Having an overactive imagination is not a curse, though many people would try to tell you it is. I mean, sometimes it can be a little disruptive, particularly when you start daydreaming at an inopportune moment. And sometimes it can be a little disturbing, like when you just know there's a serial killer in your closet. And since I should have been a boy, sometimes my overactive imagination is a little disgusting, like the incident this morning regarding road kill, which I refuse to explain in more detail.
But for the most part, I believe an overactive imagination is actually a blessing. It makes life so much more interesting when everything you see gets a story. What's more, when you're constantly looking for stories in life, you become a much more observant person. Nothing and no one can escape the constant soap opera taking place in your noggin.
All right, I admit it. Some of the stories I assign to things are grisly, weird, and/or downright gross. For instance, almost every time I see a large, black trash bag beside the road, I immediately assume there is a dead body in it. I'm not sure why this idea haunts me, other than that it makes perfect sense. Too many people gather up leaves or trash in those scary black bags, and then just leave them wherever they drop them. So why wouldn't a killer leave the remains of his latest victim in plain sight, where no one would think to investigate it for who knows how long?!?!
Maybe I should have warned you that this was going to be a gross entry. I'll move on to happier things. Or different things, at least.
My parents live in a rather old, upstanding neighborhood, which is populated largely by old people. Ergo, that neighborhood is a rather quiet one. But one day, when I was visiting from college, I decided to go to McDonald's. This is not an unusual decision for me. I hopped in my car and began the familiar journey.

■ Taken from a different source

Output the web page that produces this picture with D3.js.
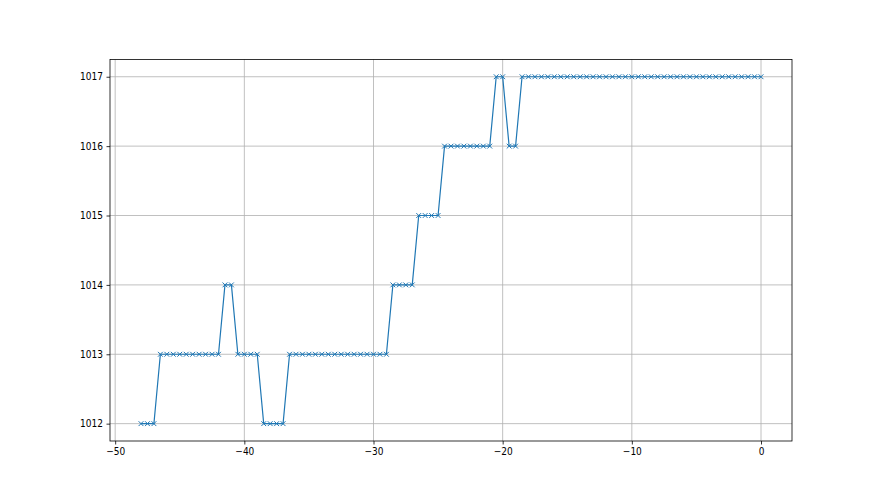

What was special about this last-second trip to McDonald's was the perfect ammunition provided for my hyperactive brain. As I was driving out of my neighborhood, I got stuck behind a huge, 80's Lincoln. This is also not unusual -- old people, remember? That's what I assumed, anyway, since the Lincoln was definitely going about 22 miles per hour. About the time I had dismissed the whole affair as a nuisance that was keeping me from the salty goodness of piping hot McD's fries, the Lincoln creeped to a halt. It just stopped. In the middle of the road.

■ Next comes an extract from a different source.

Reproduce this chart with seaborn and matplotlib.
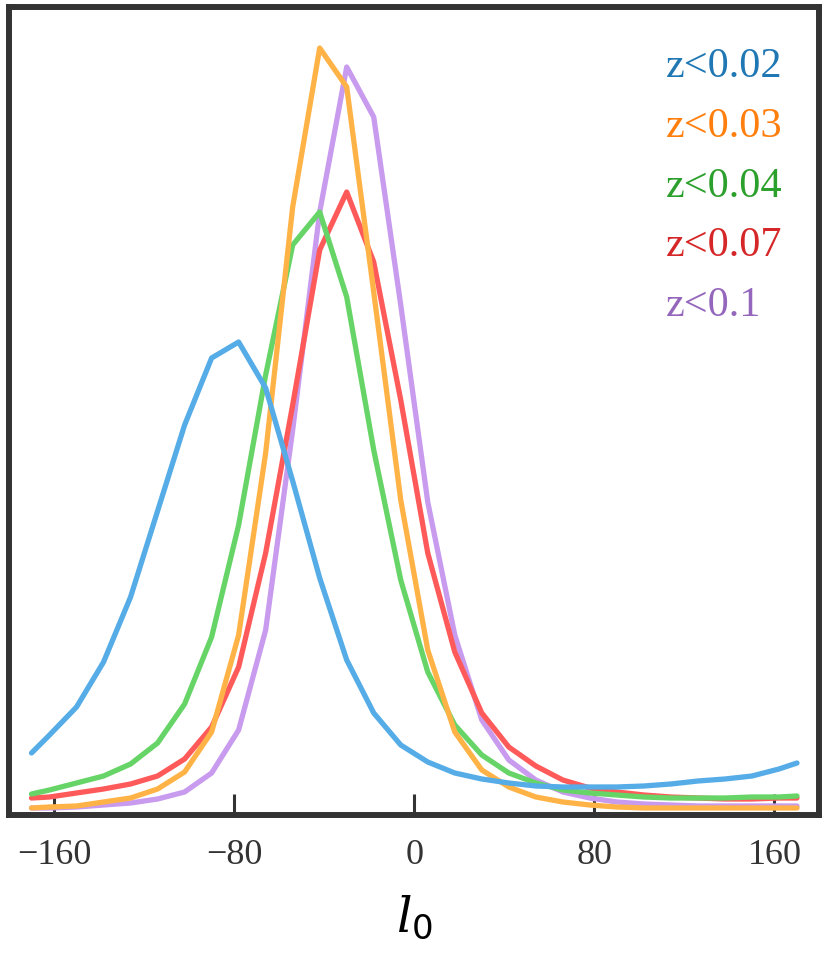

My immediate thought was that someone in the car must be having a heart attack. Don't ask me why my logic leaps the way it does-- even I don't understand it. But that's what I assumed. So I was patting my pockets, looking for my phone, when I noticed movement. Someone opened the door on the driver's side.
Now my thoughts were gearing towards whether or not I was about to get mugged by an 80-year-old man who hated little gold Saturns tailgating him. But no one got out of the car, and I relaxed.

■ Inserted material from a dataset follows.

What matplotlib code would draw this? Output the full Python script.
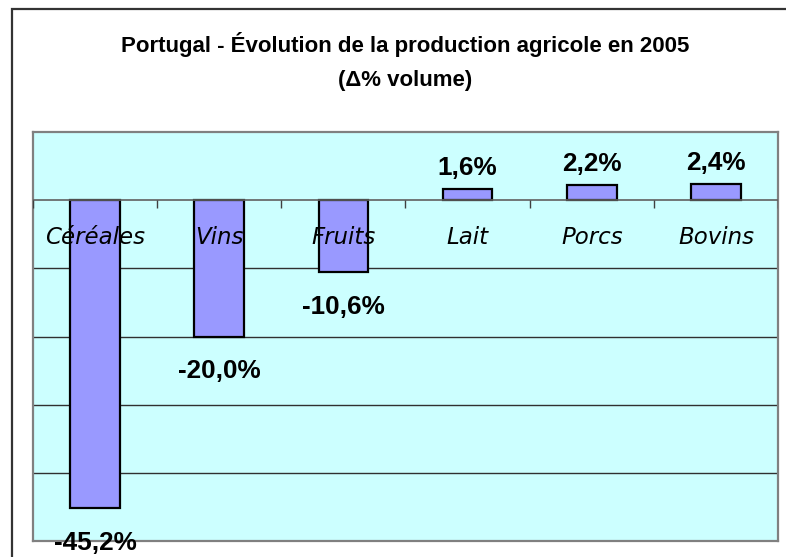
import matplotlib
matplotlib.use("Agg")
import matplotlib.pyplot as plt
from matplotlib.patches import Rectangle

categories = ["Céréales", "Vins", "Fruits", "Lait", "Porcs", "Bovins"]
values = [-45.2, -20.0, -10.6, 1.6, 2.2, 2.4]
value_labels = ["-45,2%", "-20,0%", "-10,6%", "1,6%", "2,2%", "2,4%"]
grid_levels = [-10, -20, -30, -40]

fig = plt.figure(figsize=(7.86, 5.57), dpi=100)
fig.patch.set_facecolor("white")

# outer frame (only left and top edges visible in the original crop)
fig.patches.append(Rectangle((12 / 786, -0.2), 1.2, 0.2 + (1 - 9 / 557),
                             transform=fig.transFigure, fill=False,
                             edgecolor="#333333", linewidth=1.6, clip_on=False))

ax = fig.add_axes([33 / 786, 1 - 541 / 557, (778 - 33) / 786, (541 - 132) / 557])
ax.set_facecolor("#CCFFFF")
ax.set_xlim(-0.5, len(categories) - 0.5)
ax.set_ylim(-50, 10)

for g in grid_levels:
    ax.axhline(g, color="#303030", linewidth=1.0, zorder=1)
ax.axhline(0, color="#606060", linewidth=1.2, zorder=4)

x = list(range(len(categories)))
ax.bar(x, values, width=0.4, color="#9999FF", edgecolor="black",
       linewidth=1.6, zorder=3)

# small tick marks under the zero line, between categories
bounds = [i - 0.5 for i in range(len(categories) + 1)]
ax.vlines(bounds, -1.1, 0, color="#404040", linewidth=1.0, zorder=4)

for i, cat in enumerate(categories):
    ax.annotate(cat, (i, 0), xytext=(0, -27), textcoords="offset points",
                ha="center", va="center", fontsize=16.5, style="italic",
                family="DejaVu Sans", zorder=6)

for i, (v, lab) in enumerate(zip(values, value_labels)):
    off = -25 if v < 0 else 15
    ax.annotate(lab, (i, v), xytext=(0, off), textcoords="offset points",
                ha="center", va="center", fontsize=18.8, fontweight="bold",
                family="Liberation Sans", zorder=6, annotation_clip=False)

ax.set_xticks([])
ax.set_yticks([])
for s in ax.spines.values():
    s.set_color("#808080")
    s.set_linewidth(1.6)

fig.text(405 / 786, 1 - 52 / 557, "Portugal - Évolution de la production agricole en 2005",
         ha="center", va="baseline", fontsize=16, fontweight="bold",
         family="Liberation Sans")
fig.text(405 / 786, 1 - 86 / 557, "(Δ% volume)",
         ha="center", va="baseline", fontsize=16, fontweight="bold",
         family="Liberation Sans")

fig.savefig("out.png", dpi=100)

As I watched, a hand appeared, holding a white plastic bag from Food Lion. This hand placed the bag gently in the middle of the road. Then, the driver's side door closed, and the Lincoln drove away, going about 40 mph now.
Out of instinct, I followed the car, choosing to investigate the bag later. You see, I could think of only two reasons to gently place a bag in the middle of the road: abandoning a kitten, or dropping off some drugs. Either thing required that I get the Lincoln's license plate number, to give to the police when I made the report.
You may think I am crazy, but I did follow that Lincoln until I got their tag numbers. I wrote them down on the back of a Walgreen's receipt. And then I went to McDonald's, because why should crime keep me from cheap, delicious fast food?
But on my way back, I stopped at that place on the road. I stepped out of my car and retrieved the bag, putting it on my passenger seat with a growing sense of importance. I was about to catch criminals red-handed. There was no doubt about it.
I waited until I got home to open the bag, sure that I would find something to substantiate my well-thought-out theories. But there was no helpless kitten, and no suspicious powders or herbs. There was just... trash.
The overwhelming disappointment I felt at this anticlimactic discovery is impossible to explain. But to this day, I still believe that someone took the drugs from the bag before I got there. I even kept the Walgreen's receipt, in case any new evidence came to light. I still have it somewhere.
For those of you who are aspiring to grow an overactive imagination like mine, don't worry. The stories don't always have to be so elaborate. In fact, the event that inspired this whole, long post occurred just this morning, and was about three seconds long.
There was a measuring tape crumpled up in a pile on the road, along with what I think was a pair of scissors. The way my brain chose to explain this odd litter was to imagine this scene:
The day is sunny and warm, even though it's winter in Tennessee. They're in a classic Chevy pick-up, she and the man she loves. The windows are cracked, and she can feel the wind in her face, feel it whipping away all the hours she'd spent slaving over other people's clothing. They'd taken the joy out of sewing. She is a seamstress no more! Gathering up the measuring tape from the floor, she tosses it out the open window, never caring for the scissors caught up in the mess. And sharing a carefree laugh, they drive away into the sunset.
And yes, I imagined that in the space of three seconds.
I think that was brought on by PinkFriend. She used to sew all the time, all kinds of wonderful dresses and such. But now she works in alterations for brides, and not only does she limit her sewing to work, but now she also despises the wedding industry. She needs to throw her measuring tape out the window of her cute little PT Cruiser.
Due to the fact that I have talked about just about everything I wanted to talk about, it is now time to close this post. I'm not sure why the stories I've told you today all have to do with litter on roads. Who can explain the imagination?
But if you ever notice that I haven't been posting, and you suspect that I might be dead, promise you'll pull over and check those black bags beside the road. I would hate it if someone just assumed my dead body was leaves.